## begin

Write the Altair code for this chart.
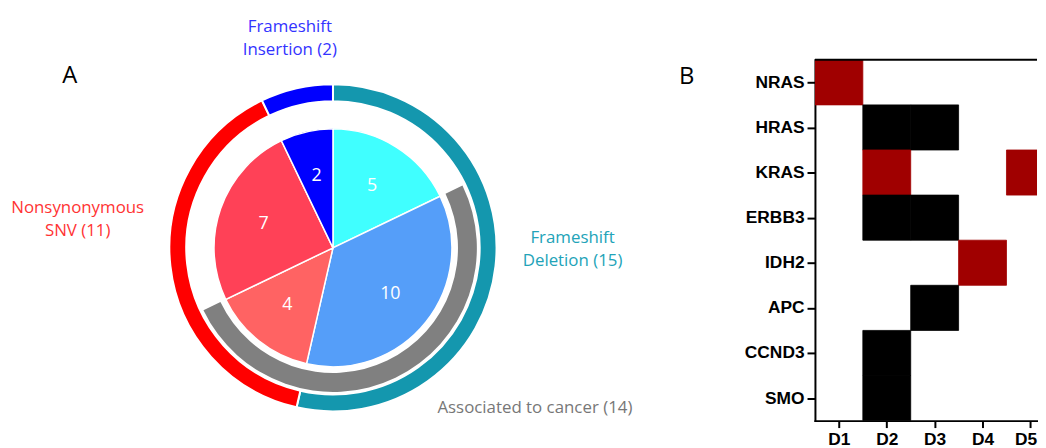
import json
import altair as alt
import pandas as pd

# ---------------- Panel A data ----------------
slice_names = ["Deletion (other)", "Deletion (cancer)", "SNV (cancer)", "SNV (other)", "Insertion"]
slice_counts = [5, 10, 4, 7, 2]
slice_colors = ["#40FFFF", "#559EF9", "#FF6363", "#FF4157", "#0000FF"]

type_names = ["Frameshift Deletion", "Nonsynonymous SNV", "Frameshift Insertion"]
type_counts = [15, 11, 2]
type_colors = ["#1497AE", "#FF0000", "#0000FF"]

assoc_parts = ["before", "Associated to cancer", "after"]
assoc_counts = [5, 14, 9]
assoc_shown = [0, 1, 0]

# ---------------- Panel B data ----------------
genes = ["NRAS", "HRAS", "KRAS", "ERBB3", "IDH2", "APC", "CCND3", "SMO"]
donors = ["D1", "D2", "D3", "D4", "D5"]
hit_gene = ["NRAS", "HRAS", "HRAS", "KRAS", "KRAS", "ERBB3", "ERBB3", "IDH2", "APC", "CCND3", "SMO"]
hit_donor = ["D1", "D2", "D3", "D2", "D5", "D2", "D3", "D4", "D3", "D2", "D2"]
hit_kind = ["SNV", "Indel", "Indel", "SNV", "SNV", "Indel", "Indel", "SNV", "Indel", "Indel", "Indel"]
kind_names = ["SNV", "Indel"]
kind_colors = ["#A00000", "#000000"]

# ---------------- layout constants ----------------
CX, CY = 327.8, 240.0
FONT = "Open Sans"
A_W, A_H = 700, 440
GAP = 114
B_W, B_TOP, B_BOTTOM = 224, 50.3, 414.3
COL_PX = 48.3
B_VISIBLE_COLS = B_W / COL_PX

pie_df = pd.DataFrame({"idx": range(len(slice_names)), "name": slice_names, "count": slice_counts})
type_df = pd.DataFrame({"idx": range(len(type_names)), "name": type_names, "count": type_counts})
assoc_df = pd.DataFrame({"idx": range(len(assoc_parts)), "name": assoc_parts,
                         "count": assoc_counts, "shown": assoc_shown})

center = dict(x=alt.value(CX), y=alt.value(CY))

outer = alt.Chart(type_df).mark_arc(radius=165, radius2=148, stroke="white", strokeWidth=2).encode(
    theta=alt.Theta("count:Q", stack=True),
    order=alt.Order("idx:Q"),
    color=alt.Color("name:N", scale=alt.Scale(domain=type_names, range=type_colors), legend=None),
    **center,
)
gray = alt.Chart(assoc_df).mark_arc(radius=145, radius2=126, fill="#808080").encode(
    theta=alt.Theta("count:Q", stack=True),
    order=alt.Order("idx:Q"),
    opacity=alt.Opacity("shown:Q", scale=None),
    **center,
)
pie = alt.Chart(pie_df).mark_arc(radius=120, stroke="white", strokeWidth=1.5).encode(
    theta=alt.Theta("count:Q", stack=True),
    order=alt.Order("idx:Q"),
    color=alt.Color("name:N", scale=alt.Scale(domain=slice_names, range=slice_colors), legend=None),
    **center,
)
pie_text = alt.Chart(pie_df).mark_text(radius=74, font=FONT, fontSize=18, color="white",
                                       align="center", baseline="middle").encode(
    theta=alt.Theta("count:Q", stack=True),
    order=alt.Order("idx:Q"),
    text=alt.Text("count:Q"),
    **center,
)


def note(text, x, y, color, size=17, font=FONT):
    return alt.Chart(alt.Data(values=[{"k": 1}])).mark_text(
        text=text, font=font, fontSize=size, color=color, align="center",
        baseline="alphabetic",
    ).encode(x=alt.value(x), y=alt.value(y))


LH = 23.5
notes = [
    note("Frameshift", 284.3, 22.0, "#3333FF"),
    note("Insertion (2)", 284.3, 22.0 + LH, "#3333FF"),
    note("Nonsynonymous", 70.3, 205.0, "#FF3333"),
    note("SNV (11)", 70.3, 205.0 + LH, "#FF3333"),
    note("Frameshift", 569.5, 235.0, "#22A3B8"),
    note("Deletion (15)", 569.5, 235.0 + LH, "#22A3B8"),
    note("Associated to cancer (14)", 531.5, 406.5, "#777777"),
    note("A", 62.3, 74.0, "black", size=24),
    note("B", 684.5, 74.5, "black", size=24),
]

panel_a = alt.layer(outer, gray, pie, pie_text, *notes).resolve_scale(color="independent").properties(
    width=A_W, height=A_H)

# ---------------- Panel B ----------------
heat_df = pd.DataFrame({
    "gene": hit_gene,
    "donor": hit_donor,
    "kind": hit_kind,
})
heat_df["c0"] = heat_df["donor"].map(donors.index)
heat_df["c1"] = heat_df["c0"] + 1
heat_df["r0"] = heat_df["gene"].map(genes.index)
heat_df["r1"] = heat_df["r0"] + 1

axis_common = dict(
    title=None, grid=False, domainColor="black", domainWidth=2, domainCap="square",
    tickColor="black", tickWidth=2,
    labelFont="Liberation Sans", labelFontWeight="bold", labelFontSize=17.5, labelColor="black",
)

xscale = alt.Scale(domain=[0, B_VISIBLE_COLS], nice=False, zero=False)
yscale = alt.Scale(domain=[0, len(genes)], range=[B_TOP, B_BOTTOM], nice=False, zero=False)
kind_scale = alt.Scale(domain=kind_names, range=kind_colors)
y_axis = alt.Axis(
    values=[i + 0.5 for i in range(len(genes))],
    labelExpr=json.dumps(genes) + "[floor(datum.value)]",
    tickSize=8, labelPadding=3, **axis_common)
x_axis = alt.Axis(
    values=[i + 0.5 for i in range(len(donors))],
    labelExpr=json.dumps(donors) + "[floor(datum.value)]",
    labelOffset=alt.ExprRef(f"datum.value > {B_VISIBLE_COLS - 0.5} ? -5 : 0"),
    tickSize=7, labelPadding=3, **axis_common)

cells = alt.Chart(heat_df).mark_rect(clip=True, strokeWidth=0.8).encode(
    x=alt.X("c0:Q", scale=xscale, axis=x_axis),
    x2="c1:Q",
    y=alt.Y("r0:Q", scale=yscale, axis=y_axis),
    y2="r1:Q",
    color=alt.Color("kind:N", scale=kind_scale, legend=None),
    stroke=alt.Stroke("kind:N", scale=kind_scale, legend=None),
)

top_line = alt.Chart(pd.DataFrame({"r0": [0]})).mark_rule(color="black", strokeWidth=2).encode(
    y=alt.Y("r0:Q", scale=yscale, axis=y_axis),
    x=alt.value(0),
    x2=alt.value(B_W),
)

panel_b = alt.layer(cells, top_line).properties(width=B_W, height=B_BOTTOM)

chart = alt.hconcat(panel_a, panel_b, spacing=GAP, bounds="flush").properties(
    padding=0, background="white"
).configure_view(strokeWidth=0, stroke="transparent")

chart.save("out.html", embed_options={"renderer": "svg", "actions": False})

## end

* PROBLEM STATEMENT: Write out every line above exactly as it is, leaving out the pictures.

* ANSWER TO THIS TASK:
Write the Altair code for this chart.
import json
import altair as alt
import pandas as pd

# ---------------- Panel A data ----------------
slice_names = ["Deletion (other)", "Deletion (cancer)", "SNV (cancer)", "SNV (other)", "Insertion"]
slice_counts = [5, 10, 4, 7, 2]
slice_colors = ["#40FFFF", "#559EF9", "#FF6363", "#FF4157", "#0000FF"]

type_names = ["Frameshift Deletion", "Nonsynonymous SNV", "Frameshift Insertion"]
type_counts = [15, 11, 2]
type_colors = ["#1497AE", "#FF0000", "#0000FF"]

assoc_parts = ["before", "Associated to cancer", "after"]
assoc_counts = [5, 14, 9]
assoc_shown = [0, 1, 0]

# ---------------- Panel B data ----------------
genes = ["NRAS", "HRAS", "KRAS", "ERBB3", "IDH2", "APC", "CCND3", "SMO"]
donors = ["D1", "D2", "D3", "D4", "D5"]
hit_gene = ["NRAS", "HRAS", "HRAS", "KRAS", "KRAS", "ERBB3", "ERBB3", "IDH2", "APC", "CCND3", "SMO"]
hit_donor = ["D1", "D2", "D3", "D2", "D5", "D2", "D3", "D4", "D3", "D2", "D2"]
hit_kind = ["SNV", "Indel", "Indel", "SNV", "SNV", "Indel", "Indel", "SNV", "Indel", "Indel", "Indel"]
kind_names = ["SNV", "Indel"]
kind_colors = ["#A00000", "#000000"]

# ---------------- layout constants ----------------
CX, CY = 327.8, 240.0
FONT = "Open Sans"
A_W, A_H = 700, 440
GAP = 114
B_W, B_TOP, B_BOTTOM = 224, 50.3, 414.3
COL_PX = 48.3
B_VISIBLE_COLS = B_W / COL_PX

pie_df = pd.DataFrame({"idx": range(len(slice_names)), "name": slice_names, "count": slice_counts})
type_df = pd.DataFrame({"idx": range(len(type_names)), "name": type_names, "count": type_counts})
assoc_df = pd.DataFrame({"idx": range(len(assoc_parts)), "name": assoc_parts,
                         "count": assoc_counts, "shown": assoc_shown})

center = dict(x=alt.value(CX), y=alt.value(CY))

outer = alt.Chart(type_df).mark_arc(radius=165, radius2=148, stroke="white", strokeWidth=2).encode(
    theta=alt.Theta("count:Q", stack=True),
    order=alt.Order("idx:Q"),
    color=alt.Color("name:N", scale=alt.Scale(domain=type_names, range=type_colors), legend=None),
    **center,
)
gray = alt.Chart(assoc_df).mark_arc(radius=145, radius2=126, fill="#808080").encode(
    theta=alt.Theta("count:Q", stack=True),
    order=alt.Order("idx:Q"),
    opacity=alt.Opacity("shown:Q", scale=None),
    **center,
)
pie = alt.Chart(pie_df).mark_arc(radius=120, stroke="white", strokeWidth=1.5).encode(
    theta=alt.Theta("count:Q", stack=True),
    order=alt.Order("idx:Q"),
    color=alt.Color("name:N", scale=alt.Scale(domain=slice_names, range=slice_colors), legend=None),
    **center,
)
pie_text = alt.Chart(pie_df).mark_text(radius=74, font=FONT, fontSize=18, color="white",
                                       align="center", baseline="middle").encode(
    theta=alt.Theta("count:Q", stack=True),
    order=alt.Order("idx:Q"),
    text=alt.Text("count:Q"),
    **center,
)


def note(text, x, y, color, size=17, font=FONT):
    return alt.Chart(alt.Data(values=[{"k": 1}])).mark_text(
        text=text, font=font, fontSize=size, color=color, align="center",
        baseline="alphabetic",
    ).encode(x=alt.value(x), y=alt.value(y))


LH = 23.5
notes = [
    note("Frameshift", 284.3, 22.0, "#3333FF"),
    note("Insertion (2)", 284.3, 22.0 + LH, "#3333FF"),
    note("Nonsynonymous", 70.3, 205.0, "#FF3333"),
    note("SNV (11)", 70.3, 205.0 + LH, "#FF3333"),
    note("Frameshift", 569.5, 235.0, "#22A3B8"),
    note("Deletion (15)", 569.5, 235.0 + LH, "#22A3B8"),
    note("Associated to cancer (14)", 531.5, 406.5, "#777777"),
    note("A", 62.3, 74.0, "black", size=24),
    note("B", 684.5, 74.5, "black", size=24),
]

panel_a = alt.layer(outer, gray, pie, pie_text, *notes).resolve_scale(color="independent").properties(
    width=A_W, height=A_H)

# ---------------- Panel B ----------------
heat_df = pd.DataFrame({
    "gene": hit_gene,
    "donor": hit_donor,
    "kind": hit_kind,
})
heat_df["c0"] = heat_df["donor"].map(donors.index)
heat_df["c1"] = heat_df["c0"] + 1
heat_df["r0"] = heat_df["gene"].map(genes.index)
heat_df["r1"] = heat_df["r0"] + 1

axis_common = dict(
    title=None, grid=False, domainColor="black", domainWidth=2, domainCap="square",
    tickColor="black", tickWidth=2,
    labelFont="Liberation Sans", labelFontWeight="bold", labelFontSize=17.5, labelColor="black",
)

xscale = alt.Scale(domain=[0, B_VISIBLE_COLS], nice=False, zero=False)
yscale = alt.Scale(domain=[0, len(genes)], range=[B_TOP, B_BOTTOM], nice=False, zero=False)
kind_scale = alt.Scale(domain=kind_names, range=kind_colors)
y_axis = alt.Axis(
    values=[i + 0.5 for i in range(len(genes))],
    labelExpr=json.dumps(genes) + "[floor(datum.value)]",
    tickSize=8, labelPadding=3, **axis_common)
x_axis = alt.Axis(
    values=[i + 0.5 for i in range(len(donors))],
    labelExpr=json.dumps(donors) + "[floor(datum.value)]",
    labelOffset=alt.ExprRef(f"datum.value > {B_VISIBLE_COLS - 0.5} ? -5 : 0"),
    tickSize=7, labelPadding=3, **axis_common)

cells = alt.Chart(heat_df).mark_rect(clip=True, strokeWidth=0.8).encode(
    x=alt.X("c0:Q", scale=xscale, axis=x_axis),
    x2="c1:Q",
    y=alt.Y("r0:Q", scale=yscale, axis=y_axis),
    y2="r1:Q",
    color=alt.Color("kind:N", scale=kind_scale, legend=None),
    stroke=alt.Stroke("kind:N", scale=kind_scale, legend=None),
)

top_line = alt.Chart(pd.DataFrame({"r0": [0]})).mark_rule(color="black", strokeWidth=2).encode(
    y=alt.Y("r0:Q", scale=yscale, axis=y_axis),
    x=alt.value(0),
    x2=alt.value(B_W),
)

panel_b = alt.layer(cells, top_line).properties(width=B_W, height=B_BOTTOM)

chart = alt.hconcat(panel_a, panel_b, spacing=GAP, bounds="flush").properties(
    padding=0, background="white"
).configure_view(strokeWidth=0, stroke="transparent")

chart.save("out.html", embed_options={"renderer": "svg", "actions": False})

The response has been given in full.